Azure IR will be provisioned immediately, while Self-Hosted IR will require you
to complete the installation process on your machine.
·
Monitoring and
Management: Once created, you can monitor and manage the IR
under the "Manage" tab. For Self-Hosted IR, you can also manage nodes
and update settings as necessary.
Key Features and Considerations
- Scalability and Performance: Azure IR automatically scales based on the workload. In contrast,
the performance of the Self-Hosted IR depends on the capabilities of the
machine where it's installed.
- Connectivity: Self-Hosted IR is crucial for scenarios where direct connectivity
to certain data stores is not possible due to network restrictions or when data
cannot be moved through the public internet for security reasons.
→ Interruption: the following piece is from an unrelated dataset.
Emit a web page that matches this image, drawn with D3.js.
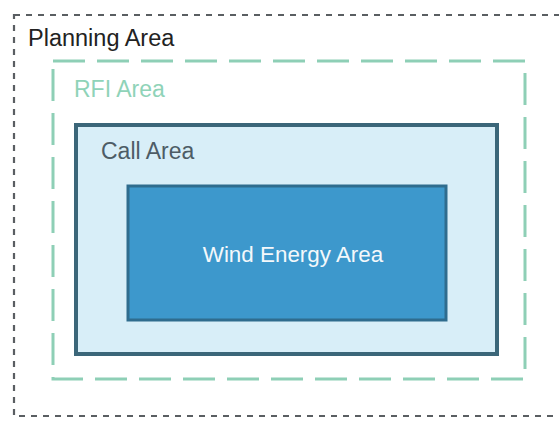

- Cost Implications: While Azure IR is managed by Microsoft and billed based on usage,
the Self-Hosted IR incurs costs related to the infrastructure it runs on and
its maintenance.
- High Availability and
Disaster Recovery: For mission-critical workloads,
configuring high availability and disaster recovery for IR, especially the
Self-Hosted IR, is important.
- Data Movement and
Transformation Capabilities: Azure IR is optimized
for high-throughput and low-latency network scenarios, making it ideal for
heavy cloud-based data movement and transformation tasks.
Best Practices
- Right Choice for Scenario: Choose the type of IR based on the specific requirements of your
data integration scenario, considering factors like location of data, network
requirements, and existing infrastructure.
- Security and Compliance: Ensure that the IR configuration adheres to your organization's
security and compliance standards, especially when dealing with sensitive or
regulated data.
- Monitoring and Management: Regularly monitor and manage the IR for performance, especially
the Self-Hosted IR, to ensure it's running optimally and is up-to-date.